Stem and Leaf displays

Definition: A stem and leaf display is a graphical method of displaying data that is particularly useful when the dataset is not overly large.
Purpose: It provides an intuitive way to visualize the distribution, shape, and individual values of a dataset.

Initial Example: The example used is based on the number of touchdown passes thrown by the 31 NFL teams in the 2000 season.
- Display Components:
- Stems: The left portion contains the stems which represent the tens digits. These are arranged in a column on the left. In this example, the stems are:
  - 3 (representing 30-39)
  - 2 (representing 20-29)
  - 1 (representing 10-19)
  - 0 (representing 0-9)
- Leaves: The leaves on the right side of the stems represent the ones digits, contributing to identifying the exact values in the dataset.
Example Interpretation:
- Top Row: Stem of 3 corresponds to leaves 2, 3, 3, 7. Thus,
- Values represented are 32, 33, 33, 37 touchdowns for the first four teams.
- Second Row: Stem of 2 with 12 leaves representing:
- 2 occurrences of 20 touchdowns
- 3 occurrences of 21 touchdowns
- 3 occurrences of 22 touchdowns
- 1 occurrence of 23 touchdowns
- 2 occurrences of 28 touchdowns
- 1 occurrence of 29 touchdowns.
- Third Row: To be interpreted by students as a task.
- Fourth Row: Stem of 0 with leaves 9 and 6 representing the last two entries (09 and 06 touchdowns).
Key Observations:
- A stem and leaf display clarifies the shape of data distributions effectively.
- It allows viewers to readily identify ranges, trends, and counts.
- Example conclusions drawn include:
- Most teams scored between 10 and 29 passing touchdowns, with fewer teams having scores higher or lower than this range.

Splitting Stems:
- This technique is employed to make clearer graphs when single stems contain multiple values.
- The enhanced display divides the figures into smaller segments.
- Example: The range 35-39 is shown separately to highlight specific data points.
- Effectiveness: Splitting stems can lead to more intelligible displays as it prevents excessive data from being lumped into one category.
Back-to-Back Stem and Leaf Displays:
- This variation allows for comparison between two distributions by placing them along a common column of stems.
- Example Used: Comparing touchdown passes from 1998 and 2000 seasons.
- Each stem serves as the reference with leaves on either side showing historical data.
- Specific observations can be drawn, detailing performance changes between the seasons.

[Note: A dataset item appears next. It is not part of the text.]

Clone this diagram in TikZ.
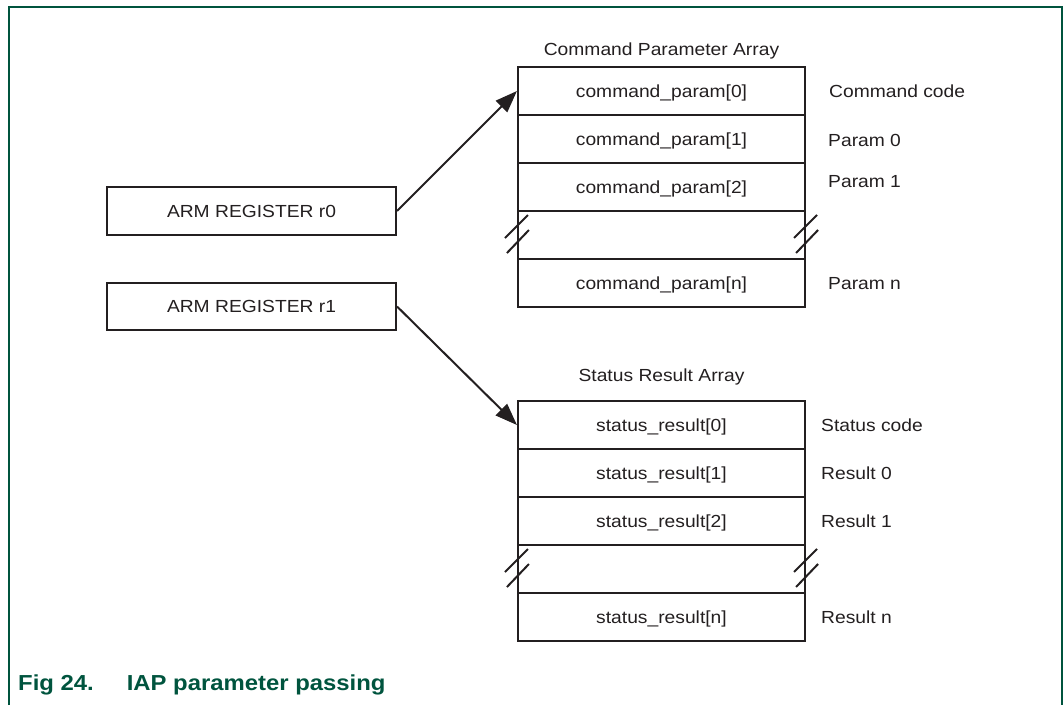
\documentclass[tikz,border=0pt]{standalone}
\usepackage{fontspec}
\setmainfont[FakeStretch=1.1]{Liberation Sans}
\usetikzlibrary{arrows.meta,calc}
\definecolor{framegreen}{RGB}{0,84,62}
\definecolor{ink}{RGB}{35,31,32}
\begin{document}
\begin{tikzpicture}[x=1pt,y=-1pt,
  txt/.style={font=\fontsize{17.5}{20}\selectfont, text=ink, inner sep=0pt},
  cell/.style={txt, draw=ink, line width=2.1pt, minimum width=287pt, minimum height=48pt, text height=12.5pt, text depth=0pt},
  reg/.style={txt, draw=ink, line width=2.1pt, minimum width=289pt, minimum height=48pt, text height=12.5pt, text depth=0pt},
  lbl/.style={txt, anchor=west},
  ptr/.style={draw=ink, line width=2pt, -{Triangle[length=22pt,width=16pt]}},
  brk/.style={draw=ink, line width=2pt}
]
\useasboundingbox (0,0) rectangle (1064,705);
% frame
\draw[framegreen, line width=1.5pt] (9,705) -- (9,7) -- (1062,7) -- (1062,705);

% registers
\node[reg] (r0) at (251.5,211) {ARM REGISTER r0};
\node[reg, minimum height=47pt] (r1) at (251.5,306.5) {ARM REGISTER r1};

% command parameter array
\node[txt] (ctitle) at (661.5,51) {Command Parameter Array};
\node[cell] (c0) at (661.5,91) {command\_param[0]};
\node[cell] (c1) at (661.5,139) {command\_param[1]};
\node[cell] (c2) at (661.5,187) {command\_param[2]};
\node[cell] (c3) at (661.5,235) {};
\node[cell] (c4) at (661.5,283) {command\_param[n]};

\node[lbl] (l0) at (829,91) {Command code};
\node[lbl] (l1) at (828,140) {Param 0};
\node[lbl] (l2) at (828,182) {Param 1};
\node[lbl] (l4) at (828,284) {Param n};

% status result array
\node[txt] (stitle) at (661.5,377) {Status Result Array};
\node[cell] (s0) at (661.5,425) {status\_result[0]};
\node[cell] (s1) at (661.5,473) {status\_result[1]};
\node[cell] (s2) at (661.5,521) {status\_result[2]};
\node[cell] (s3) at (661.5,569) {};
\node[cell] (s4) at (661.5,617) {status\_result[n]};

\node[lbl] (m0) at (821,425) {Status code};
\node[lbl] (m1) at (821,473) {Result 0};
\node[lbl] (m2) at (821,521) {Result 1};
\node[lbl] (m4) at (821,617) {Result n};

% break marks
\foreach \n in {c3,s3}{
  \foreach \a in {west,east}{
    \draw[brk] ($(\n.\a)+(-12,3)$) -- ($(\n.\a)+(11,-20)$);
    \draw[brk] ($(\n.\a)+(-10,18)$) -- ($(\n.\a)+(12,-5)$);
  }
}

% pointers
\draw[ptr] (r0.east) -- (c0.west);
\draw[ptr] (r1.east) -- (s0.west);

% caption
\node[anchor=base west, inner sep=0pt, text=framegreen, font=\fontsize{21.7}{25}\selectfont\bfseries] (cap) at (18,690) {Fig 24.\hspace{33pt}IAP parameter passing};
\end{tikzpicture}
\end{document}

Characteristics of Data for Suitable Stem and Leaf Displays:
- Whole numbers are preferred, ideally allowing representation with one-digit stems and leaves.
- All values should be positive to maintain the format.
- If decimal points or large numbers are present, data should be suitably rounded (to two-digit accuracy preferred).

Data on Aggressive Thinking:
- Context: Study on the speed of naming aggressive words when primed by either a weapon or non-weapon word.
- Result Interpretation:
- Positive differences indicate faster pronunciation with weapon words.
- Negative differences indicate slower pronunciation.
- Example Values: Range from 43.2 milliseconds faster to -27.4 milliseconds slower, illustrating the apparent differences in speed.
Negative and Zero Handling:
- Examples derived from the aggressive thinking study utilize negative stems for interpreting negative values.
- Special zero handling allows value distributions to be depicted correctly between zero and negative numbers:
- Zero stem for numbers 0-9.
- Negative zero stem for numbers between 0 and -9.

Data Size:
- Optimal for datasets of up to 200 observations.
Population Dataset Example:
- Observations of populations from 185 US cities in 1998, rounded to the nearest 10,000 residents, plotted appropriately.
Judgment in Graphing Choice:
- Assessing whether the dataset can be aptly represented in stem and leaf format is crucial. Some datasets may lose important details if rounded excessively.
- The effectiveness of a statistical representation relies on good judgment and understanding individual datasets' nature.